Wednesday: Power
What is Power? How do we sort through all the sources or honor and control, and how do we navigate all the power games around us?
How do we participate in the Power of God?
This concept of "SURRENDER" is a central posture of the Christian life, but in a messy world, requires a particular spiritual vision...
Audio Postcards

Teach your body the vocabulary of prayer through the ancient practice of repeating sacred phrases with the rhythm of your breathing and actions.
This is modeled over and over throughout the Psalms (the Prayerbook of the Bible).
Today's prayer is from Psalm 143:8

"Hear the Story"
Mark 12:38 to 13:2
read with some commentary and a little explanation.
Why is Jesus so worked up about robes? What's the problem with pretty buildings? Why are we counting a poor widow's coins? How is Jesus seeing things differently from those around him?
the mystery of "Power"
the posture of "Surrender"
How do we "Surrender" for Victory?
How does Surrender lead to Victory?
Perhaps the better question is:
How does our pursuit of victory blind us from saying “yes” to God?
Surrendering to God is not the same as giving up. It is not abdicating. Surrendering to God is choosing a victory beyond what we can fully understand.
That, however, takes a particular vision.
Does it make “sense” to pursue honor and glory, or to serve an impoverished widow with nothing to live on?
[This is how Jesus sets up the choice in todays Scripture passage]

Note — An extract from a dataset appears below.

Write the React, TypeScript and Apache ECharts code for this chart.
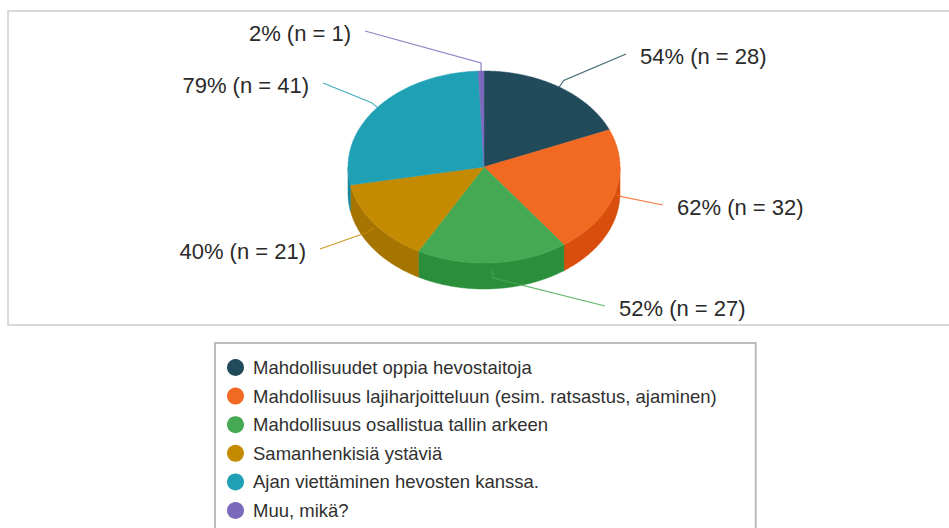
import React, { useEffect, useRef } from "react";
import * as echarts from "echarts";

// ---- data ----
const categories: string[] = [
  "Mahdollisuudet oppia hevostaitoja",
  "Mahdollisuus lajiharjoitteluun (esim. ratsastus, ajaminen)",
  "Mahdollisuus osallistua tallin arkeen",
  "Samanhenkisiä ystäviä",
  "Ajan viettäminen hevosten kanssa.",
  "Muu, mikä?",
];
const counts: number[] = [28, 32, 27, 21, 41, 1];
const respondents = 52;

// ---- styles ----
const topColors = ["#214b5a", "#f26a22", "#45a853", "#c38a02", "#20a0b5", "#7b69bb"];
const sideColors = ["#17394a", "#d94e0c", "#2b8e3b", "#a67400", "#16879b", "#5f509b"];
const FONT = "'Liberation Sans', Arial, sans-serif";

// ---- layout ----
const CX = 484;
const CY = 167;
const RX = 136;
const RY = 96;
const DEPTH = 26;
// label line end points, relative to the pie centre
const labelEnds: number[][] = [
  [142, -113],
  [179, 38],
  [121, 139],
  [-164, 82],
  [-161, -84],
  [-119, -136],
];

const rad = (d: number) => (d * Math.PI) / 180;
const pt = (deg: number, dy = 0): number[] => [
  CX + RX * Math.sin(rad(deg)),
  CY - RY * Math.cos(rad(deg)) + dy,
];
const arc = (a0: number, a1: number, dy = 0): number[][] => {
  const n = Math.max(2, Math.ceil(Math.abs(a1 - a0) / 0.5));
  const out: number[][] = [];
  for (let k = 0; k <= n; k++) out.push(pt(a0 + ((a1 - a0) * k) / n, dy));
  return out;
};

export default function App() {
  const ref = useRef<HTMLDivElement>(null);

  useEffect(() => {
    if (!ref.current) return;
    const chart = echarts.init(ref.current, undefined, { renderer: "svg" });
    const total = counts.reduce((a, b) => a + b, 0);

    const series = categories.map((name, i) => ({
      type: "custom",
      name,
      coordinateSystem: "none",
      itemStyle: { color: topColors[i] },
      data: [counts[i]],
      renderItem: (_params: any, api: any) => {
        const v = api.value(0) as number;
        let before = 0;
        for (let j = 0; j < i; j++) before += counts[j];
        const a0 = (before / total) * 360;
        const a1 = a0 + (v / total) * 360;
        const children: any[] = [];

        // side wall (front-facing part only)
        const s = Math.max(a0, 90);
        const e = Math.min(a1, 270);
        if (e > s) {
          const topEdge = arc(s, e);
          const bottomEdge = arc(e, s, DEPTH);
          children.push({
            type: "polygon",
            z2: 1,
            shape: { points: topEdge.concat(bottomEdge) },
            style: { fill: sideColors[i], stroke: sideColors[i], lineWidth: 0.5 },
          });
        }
        // top face
        children.push({
          type: "polygon",
          z2: 5,
          shape: { points: [[CX, CY]].concat(arc(a0, a1)) },
          style: { fill: topColors[i], stroke: topColors[i], lineWidth: 0.5 },
        });

        // label + leader line
        const mid = (a0 + a1) / 2;
        const c = Math.cos(rad(mid));
        const sn = Math.sin(rad(mid));
        const shift = c < 0 ? -c * DEPTH * 0.27 : 0;
        const anchor = pt(mid, shift);
        const elbow = [anchor[0] + 8 * sn, anchor[1] - 8 * c];
        const end = [CX + labelEnds[i][0], CY + labelEnds[i][1]];
        const right = end[0] >= CX;
        children.push({
          type: "polyline",
          z2: 8,
          shape: { points: [anchor, elbow, end] },
          style: { stroke: topColors[i], lineWidth: 1.2, fill: null, opacity: 0.85 },
        });
        const pct = Math.round((v / respondents) * 100);
        children.push({
          type: "text",
          z2: 9,
          x: end[0] + (right ? 14 : -14),
          y: end[1] + 2,
          style: {
            text: `${pct}% (n = ${v})`,
            fill: "#2a2a2a",
            fontSize: 22,
            fontFamily: FONT,
            align: right ? "left" : "right",
            verticalAlign: "middle",
          },
        });
        return { type: "group", children };
      },
    }));

    chart.setOption({
      animation: false,
      backgroundColor: "#ffffff",
      graphic: [
        {
          type: "rect",
          silent: true,
          z: -1,
          shape: { x: 8, y: 11, width: 1000, height: 314 },
          style: { fill: "none", stroke: "#dadada", lineWidth: 2 },
        },
      ],
      legend: {
        data: categories,
        orient: "vertical",
        left: 215,
        top: 343,
        height: 400,
        icon: "circle",
        itemWidth: 17,
        itemHeight: 17,
        itemGap: 9.6,
        borderColor: "#bdbdbd",
        borderWidth: 2,
        padding: [15, 39, 14, 12],
        selectedMode: false,
        textStyle: {
          fontSize: 18.5,
          color: "#303030",
          fontFamily: FONT,
          padding: [0, 0, 0, 4],
        },
      },
      series,
    });
    return () => chart.dispose();
  }, []);

  return (
    <div
      ref={ref}
      style={{ position: "fixed", left: 0, top: 0, width: 949, height: 528 }}
    />
  );
}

Why surrender our experience of success, affirmation, and wealth for a vague sense that we are somehow doing God’s “will”?

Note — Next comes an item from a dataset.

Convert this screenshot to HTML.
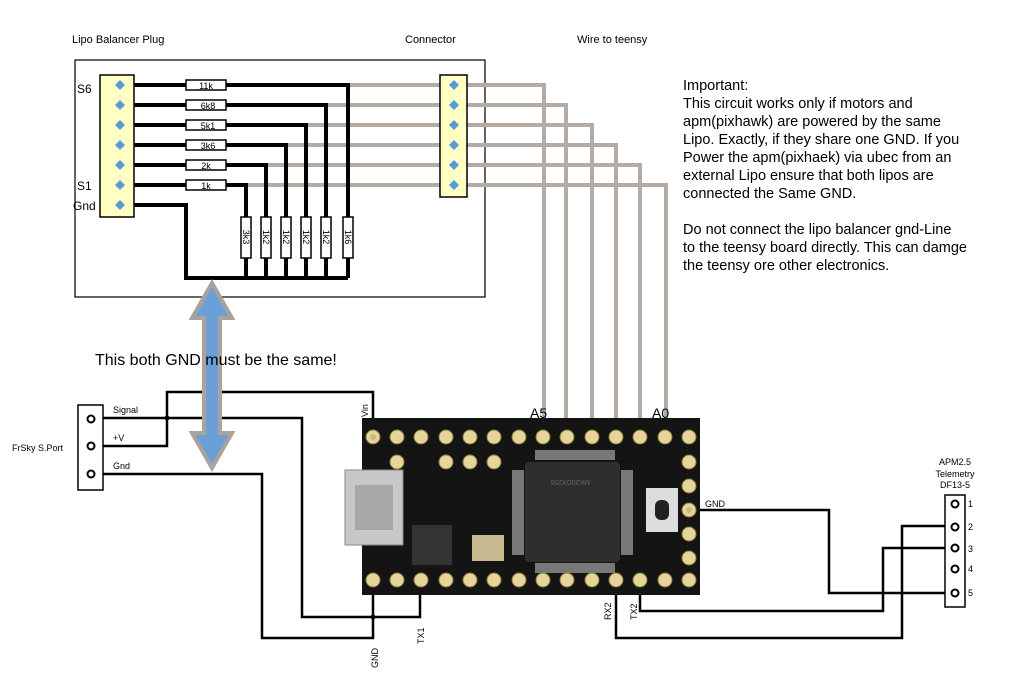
<!DOCTYPE html>
<html><head><meta charset="utf-8"><style>
body{margin:0;background:#fff;width:1024px;height:685px;overflow:hidden}
svg{display:block}
text{font-family:"Liberation Sans",sans-serif}
</style></head><body>
<svg width="1024" height="685" viewBox="0 0 1024 685" xmlns="http://www.w3.org/2000/svg">
<rect width="1024" height="685" fill="#fff"/>
<text x="72" y="43" font-size="11">Lipo Balancer Plug</text>
<text x="405" y="43" font-size="11">Connector</text>
<text x="577" y="43" font-size="11">Wire to teensy</text>
<rect x="75" y="60" width="410" height="237" fill="none" stroke="#000" stroke-width="1.2"/>

<!-- gray wires -->
<g stroke="#b3aba4" stroke-width="4" fill="none">
<polyline points="348,85 544,85 544,437"/>
<polyline points="326,105 566,105 566,437"/>
<polyline points="306,125 592,125 592,437"/>
<polyline points="286,145 616,145 616,437"/>
<polyline points="266,165 640,165 640,437"/>
<polyline points="246,185 666,185 666,437"/>
</g>

<!-- black wires in box -->
<g stroke="#000" stroke-width="4" fill="none">
<polyline points="134,85 186,85"/><polyline points="226,85 348,85 348,278"/>
<polyline points="134,105 186,105"/><polyline points="226,105 326,105 326,278"/>
<polyline points="134,125 186,125"/><polyline points="226,125 306,125 306,278"/>
<polyline points="134,145 186,145"/><polyline points="226,145 286,145 286,278"/>
<polyline points="134,165 186,165"/><polyline points="226,165 266,165 266,278"/>
<polyline points="134,185 186,185"/><polyline points="226,185 246,185 246,278"/>
<polyline points="134,205 186,205 186,278 348,278"/>
</g>
<!-- horizontal resistors -->
<g font-size="9" text-anchor="middle">
<rect x="186" y="80" width="40" height="10" fill="#fff" stroke="#000" stroke-width="1.5"/><text x="206" y="89">11k</text>
<rect x="186" y="100" width="40" height="10" fill="#fff" stroke="#000" stroke-width="1.5"/><text x="208" y="109">6k8</text>
<rect x="186" y="120" width="40" height="10" fill="#fff" stroke="#000" stroke-width="1.5"/><text x="208" y="129">5k1</text>
<rect x="186" y="140" width="40" height="10" fill="#fff" stroke="#000" stroke-width="1.5"/><text x="208" y="149">3k6</text>
<rect x="186" y="160" width="40" height="10" fill="#fff" stroke="#000" stroke-width="1.5"/><text x="206" y="169">2k</text>
<rect x="186" y="180" width="40" height="10" fill="#fff" stroke="#000" stroke-width="1.5"/><text x="206" y="189">1k</text>
</g>
<!-- vertical resistors -->
<g font-size="9" text-anchor="middle">
<rect x="241" y="217" width="10" height="41" fill="#fff" stroke="#000" stroke-width="1.5"/><text transform="translate(243,237) rotate(90)">3k3</text>
<rect x="261" y="217" width="10" height="41" fill="#fff" stroke="#000" stroke-width="1.5"/><text transform="translate(263,237) rotate(90)">1k2</text>
<rect x="281" y="217" width="10" height="41" fill="#fff" stroke="#000" stroke-width="1.5"/><text transform="translate(283,237) rotate(90)">1k2</text>
<rect x="301" y="217" width="10" height="41" fill="#fff" stroke="#000" stroke-width="1.5"/><text transform="translate(303,237) rotate(90)">1k2</text>
<rect x="321" y="217" width="10" height="41" fill="#fff" stroke="#000" stroke-width="1.5"/><text transform="translate(323,237) rotate(90)">1k2</text>
<rect x="343" y="217" width="10" height="41" fill="#fff" stroke="#000" stroke-width="1.5"/><text transform="translate(345,237) rotate(90)">1k6</text>
</g>
<!-- balancer connector -->
<rect x="100" y="75" width="34" height="142" fill="#ffffc4" stroke="#000" stroke-width="1.5"/>
<rect x="440" y="75" width="27" height="122" fill="#ffffc4" stroke="#000" stroke-width="1.5"/>
<g fill="#5b9bd5">
<path d="M120 80l5 5-5 5-5-5z"/><path d="M120 100l5 5-5 5-5-5z"/><path d="M120 120l5 5-5 5-5-5z"/><path d="M120 140l5 5-5 5-5-5z"/><path d="M120 160l5 5-5 5-5-5z"/><path d="M120 180l5 5-5 5-5-5z"/><path d="M120 200l5 5-5 5-5-5z"/>
<path d="M454 80l5 5-5 5-5-5z"/><path d="M454 100l5 5-5 5-5-5z"/><path d="M454 120l5 5-5 5-5-5z"/><path d="M454 140l5 5-5 5-5-5z"/><path d="M454 160l5 5-5 5-5-5z"/><path d="M454 180l5 5-5 5-5-5z"/>
</g>
<text x="77" y="93" font-size="12">S6</text>
<text x="77" y="190" font-size="12">S1</text>
<text x="73" y="210" font-size="12">Gnd</text>

<g font-size="14.5">
<text x="683" y="90">Important:</text>
<text x="683" y="108">This circuit works only if motors and</text>
<text x="683" y="126">apm(pixhawk) are powered by the same</text>
<text x="683" y="144">Lipo. Exactly, if they share one GND. If you</text>
<text x="683" y="162">Power the apm(pixhaek) via ubec from an</text>
<text x="683" y="180">external Lipo ensure that both lipos are</text>
<text x="683" y="198">connected the Same GND.</text>
<text x="683" y="234">Do not connect the lipo balancer gnd-Line</text>
<text x="683" y="252">to the teensy board directly. This can damge</text>
<text x="683" y="270">the teensy ore other electronics.</text>
</g>

<!-- frsky wires -->
<g stroke="#000" stroke-width="2.5" fill="none">
<polyline points="91,418 302,418 302,617 420,617 420,580"/>
<polyline points="91,446 167,446 167,392 373,392 373,437"/>
<polyline points="91,474 262,474 262,638 373,638 373,580"/>
<polyline points="689,510 829,510 829,593 955,593"/>
<polyline points="640,580 640,611 883,611 883,548 955,548"/>
<polyline points="616,580 616,638 902,638 902,526 955,526"/>
</g>
<circle cx="167" cy="418" r="2.5"/><circle cx="373" cy="617" r="2.5"/>

<!-- blue arrow -->
<path d="M212 283 L232 318 L220 318 L220 433 L232 433 L212 468 L192 433 L204 433 L204 318 L192 318 Z" fill="#6a9fd8" stroke="#aaa29b" stroke-width="4" stroke-linejoin="miter"/>
<text x="95" y="365" font-size="16">This both GND must be the same!</text>

<!-- FrSky connector -->
<rect x="78" y="405" width="25" height="85" fill="#fff" stroke="#000" stroke-width="1.5"/>
<g fill="#fff" stroke="#000" stroke-width="2"><circle cx="91" cy="419" r="3.5"/><circle cx="91" cy="446" r="3.5"/><circle cx="91" cy="474" r="3.5"/></g>
<g font-size="9"><text x="113" y="413">Signal</text><text x="113" y="441">+V</text><text x="113" y="469">Gnd</text><text x="12" y="451">FrSky S.Port</text></g>

<!-- teensy -->
<rect x="362" y="418" width="338" height="177" fill="#141414"/>
<rect x="525" y="462" width="95" height="100" rx="4" fill="#2e2e2e"/>
<g fill="#bbb"><rect x="535" y="450" width="80" height="10" opacity=".6"/><rect x="535" y="563" width="80" height="10" opacity=".6"/><rect x="512" y="470" width="12" height="85" opacity=".6"/><rect x="621" y="470" width="12" height="85" opacity=".6"/></g>
<rect x="345" y="470" width="58" height="75" fill="#c8c8c8" stroke="#888"/>
<rect x="355" y="485" width="38" height="45" fill="#a8a8a8"/>
<rect x="412" y="525" width="40" height="40" fill="#333"/>
<rect x="472" y="535" width="32" height="26" fill="#c8b890"/>
<rect x="646" y="488" width="32" height="44" fill="#ddd"/><rect x="655" y="500" width="14" height="20" rx="6" fill="#222"/>
<text x="0" y="0" font-size="7" fill="#666" transform="translate(590,480) rotate(180)">MK20DX256</text>
<g fill="#e6d59a" stroke="#8c7a3a" stroke-width="1">
<circle cx="373" cy="437" r="7"/><circle cx="397" cy="437" r="7"/><circle cx="421" cy="437" r="7"/><circle cx="446" cy="437" r="7"/><circle cx="470" cy="437" r="7"/><circle cx="494" cy="437" r="7"/><circle cx="519" cy="437" r="7"/><circle cx="543" cy="437" r="7"/><circle cx="567" cy="437" r="7"/><circle cx="592" cy="437" r="7"/><circle cx="616" cy="437" r="7"/><circle cx="640" cy="437" r="7"/><circle cx="665" cy="437" r="7"/><circle cx="689" cy="437" r="7"/>
<circle cx="373" cy="580" r="7"/><circle cx="397" cy="580" r="7"/><circle cx="421" cy="580" r="7"/><circle cx="446" cy="580" r="7"/><circle cx="470" cy="580" r="7"/><circle cx="494" cy="580" r="7"/><circle cx="519" cy="580" r="7"/><circle cx="543" cy="580" r="7"/><circle cx="567" cy="580" r="7"/><circle cx="592" cy="580" r="7"/><circle cx="616" cy="580" r="7"/><circle cx="640" cy="580" r="7"/><circle cx="665" cy="580" r="7"/><circle cx="689" cy="580" r="7"/>
<circle cx="689" cy="462" r="7"/><circle cx="689" cy="486" r="7"/><circle cx="689" cy="510" r="7"/><circle cx="689" cy="534" r="7"/><circle cx="689" cy="558" r="7"/>
<circle cx="397" cy="462" r="7"/><circle cx="446" cy="462" r="7"/><circle cx="470" cy="462" r="7"/><circle cx="494" cy="462" r="7"/>
</g>
<g fill="#c9b98a"><circle cx="373" cy="437" r="3"/><circle cx="689" cy="510" r="3"/></g>

<g font-size="14"><text x="530" y="418">A5</text><text x="652" y="418">A0</text></g>
<g font-size="9">
<text transform="translate(368,417) rotate(-90)">Vin</text>
<text transform="translate(378,668) rotate(-90)">GND</text>
<text transform="translate(424,644) rotate(-90)">TX1</text>
<text transform="translate(611,620) rotate(-90)">RX2</text>
<text transform="translate(637,620) rotate(-90)">TX2</text>
<text x="705" y="507">GND</text>
</g>

<!-- APM connector -->
<rect x="945" y="495" width="20" height="112" fill="#fff" stroke="#000" stroke-width="1.5"/>
<g fill="#fff" stroke="#000" stroke-width="2"><circle cx="955" cy="504" r="3.5"/><circle cx="955" cy="527" r="3.5"/><circle cx="955" cy="548" r="3.5"/><circle cx="955" cy="569" r="3.5"/><circle cx="955" cy="593" r="3.5"/></g>
<g font-size="9"><text x="968" y="507">1</text><text x="968" y="530">2</text><text x="968" y="552">3</text><text x="968" y="572">4</text><text x="968" y="596">5</text></g>
<g font-size="9" text-anchor="middle"><text x="955" y="465">APM2.5</text><text x="955" y="477">Telemetry</text><text x="955" y="488">DF13-5</text></g>
</svg>
</body></html>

How can we sustain a life of giving up control–with no discernible reward–when we are surrounded by opportunities for immediate gratification?
Surrender takes spiritual vision.
Jesus points out, for example, that the dying widow, with nothing but poverty, is actually the person of honor in the jostling setting of prestige competitions.
Jesus points out, in other instances, that the weakest are the inheritors of glory, that the desolate places are where miracles are found, and that death is the place where God’s resurrection power breaks through most magnificently.
To follow along with Jesus takes a special sort of spiritual vision.
Sometimes folks call this spiritual vision “flipped,” (i.e. “the last become first”)
and sometimes folks call it “enlightened” (i.e: “you will have the light of life”)
and other times folks call it “witnessing” (i.e. “bearing witness with our spirits”).
We can Surrender our own pursuit of personal victory,
and we can Surrender to God’s movement and God’s ultimate victory,
When we can SEE the power that God is working with.
It is easier to forget about the trappings of power when you know that stone walls are going to crumble.
It is easy to surrender to God when we see what God is actually doing.
We could give up the fancy robes and accolades if we could see how God will throw it all out.
We could serve the dying widow who has no way to pay us back–-if we could see how God embraces her.
So how do we develop this Spiritual Vision that gives us the posture of Surrender?
One of the most effective ways of changing how we see and value is the practice of Gratitude.
Gratitude is a way of training the eyes on what God is doing.
We pause to look for the beauty and healing we have witnessed,
the connection and love we have participated in,
and the provision and miracle that we have enjoyed.
A daily practice of Gratitude (like in our evening Examens) leads to the honing of the Spiritual eyes (Paul calls them the “eyes in our heart”). The Gratitude discipline makes God’s movement pop out all around us.
Then, when we’re seeing God everywhere, it's really hard to take the long robes and accolades seriously. It is hard to see the city walls and marvel when all we can focus on is the miracle of creation pulsing around us.
We can Surrender when we can see, and gratitude teaches us vision.
Even when we find ourselves in dark pits and oceans of chaotic hurting, our spirits long to surrender into God’s complete victory and participate in real power.